Since leaving the SWAT team 2 years ago, things have not slowed down, they are just a different kind of busy.  I’m still a police officer, but just a regular good old fashioned street cop, working 12 hour shifts, unpredictable overtime and the occasional court case.  I keep getting older and the bad guys seem to stay the same age!  I also own and run a Strength and Conditioning Facility with my wife,  Dani, also a fully certified Gym Jones Instructor.  Our gym is called The Garage Gym, where we run 50- 60 sessions per week.  To complicate things even more, we have two amazing boys under the age of 4 that keep us hopping.

I need to work for my family.  I need to be fit for myself, my partner and the people that I serve.  Most of all, I need to train for my own mental health.   My point is, time is valuable and being organized and prioritizing how I spend that time is a must for me to stay fit, make money and most importantly be there to enjoy my family and friends.  If you struggle with similar constraints, I recommend reading Bobby Maximus’ Sermon “Be the Dentist” to help you get a handle on how to do this.

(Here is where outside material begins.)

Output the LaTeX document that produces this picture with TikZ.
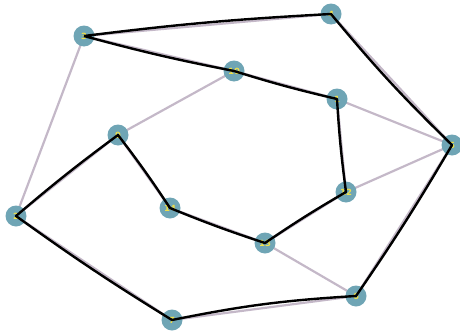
\documentclass[tikz,border=0pt]{standalone}
\usepackage{fontspec}
\setmainfont{DejaVu Sans}
\usepackage{tikz}
\usetikzlibrary{backgrounds}
\definecolor{vtxfill}{HTML}{6FA5B5}
\definecolor{vtxtext}{HTML}{F0E04A}
\definecolor{edgegray}{HTML}{C4B8C8}

\begin{document}
\begin{tikzpicture}[x=1pt, y=-1pt,
  vtx/.style={circle, fill=vtxfill, minimum size=21pt, inner sep=0pt, text=vtxtext, font=\bfseries\fontsize{8.5}{8.5}\selectfont},
  graph edge/.style={edgegray, line width=2.2pt},
  tour/.style={black, line width=2.4pt, line join=round}]
  \useasboundingbox (0,0) rectangle (460,332);
  \node (n3) [vtx] at (84,36) {3};
  \node (n4) [vtx] at (331,14) {4};
  \node (n10) [vtx] at (234,71) {10};
  \node (n1) [vtx] at (337,99) {1};
  \node (n5) [vtx] at (452,145) {5};
  \node (n9) [vtx] at (118,135) {9};
  \node (n2) [vtx] at (16,216) {2};
  \node (n14) [vtx] at (170,208) {14};
  \node (n13) [vtx] at (265,243) {13};
  \node (n12) [vtx] at (346,192) {12};
  \node (n6) [vtx] at (356,296) {6};
  \node (n7) [vtx] at (172,320) {7};

  % all edges of the graph
  \begin{scope}[on background layer]
    \draw[graph edge] (n3.center) -- (n4.center);
    \draw[graph edge] (n3.center) -- (n10.center);
    \draw[graph edge] (n3.center) -- (n2.center);
    \draw[graph edge] (n4.center) -- (n5.center);
    \draw[graph edge] (n10.center) -- (n1.center);
    \draw[graph edge] (n10.center) -- (n9.center);
    \draw[graph edge] (n1.center) -- (n5.center);
    \draw[graph edge] (n1.center) -- (n12.center);
    \draw[graph edge] (n5.center) -- (n12.center);
    \draw[graph edge] (n5.center) -- (n6.center);
    \draw[graph edge] (n12.center) -- (n13.center);
    \draw[graph edge] (n13.center) -- (n14.center);
    \draw[graph edge] (n13.center) -- (n6.center);
    \draw[graph edge] (n14.center) -- (n9.center);
    \draw[graph edge] (n9.center) -- (n2.center);
    \draw[graph edge] (n2.center) -- (n7.center);
    \draw[graph edge] (n7.center) -- (n6.center);
  \end{scope}

  % hamiltonian tour
  \draw[tour] (n3.center) to[bend left=2] (n4.center) to[bend right=3] (n5.center)
    to[bend left=2] (n6.center) to[bend right=4] (n7.center) to[bend left=2] (n2.center)
    to[bend left=2] (n9.center) to[bend left=2] (n14.center) to[bend right=2] (n13.center)
    to[bend left=2] (n12.center) to[bend left=2] (n1.center) to[bend left=2] (n10.center)
    to[bend left=2] (n3.center);
\end{tikzpicture}
\end{document}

At Gym Jones, we preach creating programs not workouts but sometimes it just isn’t possible to make enough time to follow the fitness program set out months before.  Life gets busy, when my schedule gets really chaotic, the training plan gets put on hold and it just becomes about making the most out of my time and the equipment that is available to me.  If fitness is a priority to you, you have to find a way.  Make a new plan, make it simple, be accountable and stay focused so that it will be efficient and effective.

In these situations, I like to run a timer.  Usually I employ an EMOM (every minute on the minute), or a tabata type workout, aligning the time I have available with the allotted rounds.  For example if I have 30 minutes to train, I will do a 30 min EMOM, or rotate through 5 exercises, doing 45 seconds of work 15 seconds of rest before switching movements.  I will do 5 rounds of this with 1 minute of rest in between rounds.  This allows me to be on point with the time I have available to me and it can be done with almost any equipment.  By limiting the rest, it stops me from allowing distractions like my phone or conversations with my peers to interfere with my training.  I like to select movements that target full body and require little to no equipment or set up like burpee pull ups, ball slams or kettlebell exercises.  It’s always an added bonus to have a rower, airbike or even a hill available to use.

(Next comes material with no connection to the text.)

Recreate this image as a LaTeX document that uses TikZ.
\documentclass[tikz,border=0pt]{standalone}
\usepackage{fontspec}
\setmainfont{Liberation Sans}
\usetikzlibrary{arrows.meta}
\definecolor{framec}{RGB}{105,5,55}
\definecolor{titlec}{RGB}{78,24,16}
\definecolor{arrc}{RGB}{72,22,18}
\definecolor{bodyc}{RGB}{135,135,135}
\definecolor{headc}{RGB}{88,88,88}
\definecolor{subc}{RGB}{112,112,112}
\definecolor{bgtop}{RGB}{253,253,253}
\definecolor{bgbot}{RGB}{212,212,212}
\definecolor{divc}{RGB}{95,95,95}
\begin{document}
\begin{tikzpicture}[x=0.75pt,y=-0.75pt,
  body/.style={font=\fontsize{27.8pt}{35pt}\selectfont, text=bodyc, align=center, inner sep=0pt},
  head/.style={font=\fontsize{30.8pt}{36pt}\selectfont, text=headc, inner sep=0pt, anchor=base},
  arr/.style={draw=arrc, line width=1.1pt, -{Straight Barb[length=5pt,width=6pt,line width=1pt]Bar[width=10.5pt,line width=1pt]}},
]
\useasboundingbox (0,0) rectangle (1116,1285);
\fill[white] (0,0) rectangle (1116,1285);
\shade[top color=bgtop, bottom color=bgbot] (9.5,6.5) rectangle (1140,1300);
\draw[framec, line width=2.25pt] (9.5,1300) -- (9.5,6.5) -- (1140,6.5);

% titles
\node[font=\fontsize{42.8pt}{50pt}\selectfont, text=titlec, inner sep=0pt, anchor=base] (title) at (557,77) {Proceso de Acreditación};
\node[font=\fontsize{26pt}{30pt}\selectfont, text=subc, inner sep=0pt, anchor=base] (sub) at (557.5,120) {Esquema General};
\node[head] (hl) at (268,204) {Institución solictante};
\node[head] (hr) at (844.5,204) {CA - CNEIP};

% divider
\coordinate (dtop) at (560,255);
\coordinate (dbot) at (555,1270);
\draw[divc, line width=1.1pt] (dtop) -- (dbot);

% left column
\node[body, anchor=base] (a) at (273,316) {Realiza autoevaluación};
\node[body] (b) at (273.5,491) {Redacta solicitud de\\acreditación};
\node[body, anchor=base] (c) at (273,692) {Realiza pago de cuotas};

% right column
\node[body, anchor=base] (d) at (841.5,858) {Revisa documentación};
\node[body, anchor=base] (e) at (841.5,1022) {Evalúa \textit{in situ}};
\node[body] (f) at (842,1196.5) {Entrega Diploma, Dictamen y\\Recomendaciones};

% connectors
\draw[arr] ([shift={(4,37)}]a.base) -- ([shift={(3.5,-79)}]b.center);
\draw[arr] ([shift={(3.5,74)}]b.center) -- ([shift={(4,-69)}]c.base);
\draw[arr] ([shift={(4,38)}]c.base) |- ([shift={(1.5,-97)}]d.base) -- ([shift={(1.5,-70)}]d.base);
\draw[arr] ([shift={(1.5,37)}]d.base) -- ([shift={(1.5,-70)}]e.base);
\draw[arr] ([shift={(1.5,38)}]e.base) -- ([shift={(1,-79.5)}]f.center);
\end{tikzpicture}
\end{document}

Getting in a proper warmup can also be a problem.  To solve this, I often take it easy into the first couple of rounds using them to warm up or work up to weight.  Yes it might cut into my “work” but at my age this is acceptable, because staying fit while avoiding injury is my number one priority.  At the station I have about a hundred yard walk to the fitness area so quite often I will employ a dynamic warm up while en route to the training site.

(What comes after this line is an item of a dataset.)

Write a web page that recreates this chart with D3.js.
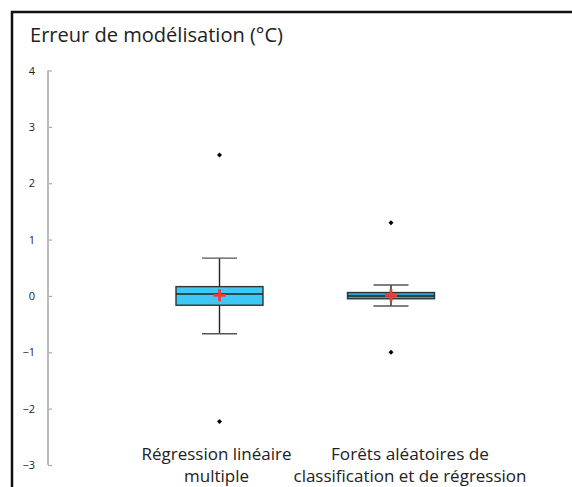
<!DOCTYPE html>
<html><head><meta charset="utf-8">
<script src="https://cdn.jsdelivr.net/npm/d3@7"></script>
<style>body{margin:0;background:#fff;}svg{display:block;}</style>
</head><body>
<svg id="c" width="572" height="487"></svg>
<script>
const title = "Erreur de modélisation (°C)";
const categories = ["Régression linéaire multiple", "Forêts aléatoires de classification et de régression"];
const labelLines = [["Régression linéaire", "multiple"], ["Forêts aléatoires de", "classification et de régression"]];
const q1 = [-0.165, -0.05];
const median = [0.035, 0.0];
const q3 = [0.165, 0.06];
const whiskerLow = [-0.67, -0.18];
const whiskerHigh = [0.67, 0.195];
const means = [0.01, 0.01];
const outliers = [[2.5, -2.23], [1.3, -1.0]];
const yTicks = [-3, -2, -1, 0, 1, 2, 3, 4];

const svg = d3.select("#c");
const font = "'Open Sans', Lato, sans-serif";

// frame
svg.append("path").attr("d", "M12,487 L12,12 L572,12").attr("fill", "none")
  .attr("stroke", "#111").attr("stroke-width", 2.5);

svg.append("text").attr("x", 30).attr("y", 42).text(title)
  .attr("font-family", font).attr("font-size", 20).attr("fill", "#222")
  .attr("textLength", 253).attr("lengthAdjust", "spacingAndGlyphs");

const y = d3.scaleLinear().domain([-3, 4]).range([465, 70.5]);
const x = d3.scalePoint().domain(categories).range([219.5, 391]);

const axis = svg.append("g").attr("transform", "translate(48,0)")
  .call(d3.axisLeft(y).tickValues(yTicks).tickSize(4).tickPadding(9).tickFormat(d3.format("d")));
axis.select(".domain").remove();
axis.selectAll(".tick line").attr("stroke", "#aaa").attr("stroke-width", 1.2).attr("x2", 4);
axis.selectAll(".tick text").attr("font-family", font).attr("font-size", 11).attr("fill", "#222");
axis.append("line").attr("y1", y(-3)).attr("y2", y(4)).attr("stroke", "#bbb").attr("stroke-width", 2);

const boxW = 87, capW = 35;
categories.forEach((c, i) => {
  const cx = x(c);
  const g = svg.append("g");
  g.append("line").attr("x1", cx).attr("x2", cx).attr("y1", y(whiskerHigh[i])).attr("y2", y(whiskerLow[i]))
    .attr("stroke", "#222").attr("stroke-width", 1.4);
  [whiskerHigh[i], whiskerLow[i]].forEach(v => {
    g.append("line").attr("x1", cx - capW / 2).attr("x2", cx + capW / 2).attr("y1", y(v)).attr("y2", y(v))
      .attr("stroke", "#555").attr("stroke-width", 1.4);
  });
  g.append("rect").attr("x", cx - boxW / 2).attr("width", boxW)
    .attr("y", y(q3[i])).attr("height", y(q1[i]) - y(q3[i]))
    .attr("fill", i === 0 ? "#3cc9f5" : "#2ea7d0").attr("stroke", "#333").attr("stroke-width", 1.4);
  g.append("line").attr("x1", cx - boxW / 2).attr("x2", cx + boxW / 2).attr("y1", y(median[i])).attr("y2", y(median[i]))
    .attr("stroke", "#222").attr("stroke-width", 1.4);
  // mean cross
  const my = y(means[i]);
  g.append("path").attr("d", `M${cx - 6},${my} L${cx + 6},${my} M${cx},${my - 6} L${cx},${my + 6}`)
    .attr("stroke", "#f23a3a").attr("stroke-width", 2.8);
  outliers[i].forEach(v => {
    g.append("path").attr("transform", `translate(${cx},${y(v)})`)
      .attr("d", d3.symbol(d3.symbolDiamond2, 16)()).attr("fill", "#000");
  });
  const offs = [-3, 19];
  const widths = [[150, 65], [158, 233]];
  labelLines[i].forEach((t, k) => {
    svg.append("text").attr("x", cx + offs[i]).attr("y", 460 + k * 22).attr("text-anchor", "middle")
      .attr("font-family", font).attr("font-size", 16).attr("fill", "#222")
      .attr("textLength", widths[i][k]).attr("lengthAdjust", "spacingAndGlyphs").text(t);
  });
});
</script>
</body></html>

Below is an example from a week of programming that I used while on a training course.  In this week I had to get my kids to day care then I was off to class for the day.  I also had to pick my kids back up, drop them off at my mother in law’s and then go straight to The Garage Gym to instruct until late at night.  The training centre where I was assigned for the day had basic equipment.  I was provided with 60 minutes for lunch but had to get out of my shirt and tie and then cleaned back up within that time as well.  That left me about 30-35 minutes to really get after it.

Here is how I laid out my week; some of these I came up with on my own and some were Iearned over the years from other Gym Jones Instructors.  Keep in mind, I did not factor in recovery into my lunch hour routines. I knew that I could manage this volume for one week without it killing me, or having an adverse effect on my training in the future.  I was able to do some mobility and prehab work while instructing my evening sessions.  Know your body and put in the recovery when it is necessary.

Monday- Strength

The Trinity (@bobbymaximus)

30 min max pushups, pull ups, dips (aim for 150)

Tuesday – Power Endurance

30 Min EMOM

  1. 5 KB clean and press @ 2×50#KBs
  2. 5 BPU
  3. 300m Run

Wednesday- Strength

30 minute EMOM

5 Goblet squats @ 85# + 10 push ups

Works out to be 150 squats and 300 push ups

Thursday- Power Endurance

10 Cal AirDyne + 5 Knees To Elbows

Max Rounds in 30mins (or whatever time you have available)

If you don’t have a fan bike you can do a 20sec treadmill sprint, 100m Run, 10cal Ski or Row

Friday- Strength


Then: 10-1 KBS ladder 1:1 work:rest


Courtesy of @jay_maxedge

30min EMOM 5 DL @ 225# + 10 push ups


When time is restricted, do as much as you can with what you have.  Accept that you are not always going to have a perfect situation and use the challenge to flourish rather than wither.  Don’t stop programming, but it doesn’t have to be the end all.  Be flexible and adaptable in the gym as well as life, it’s a short ride – don’t waste it.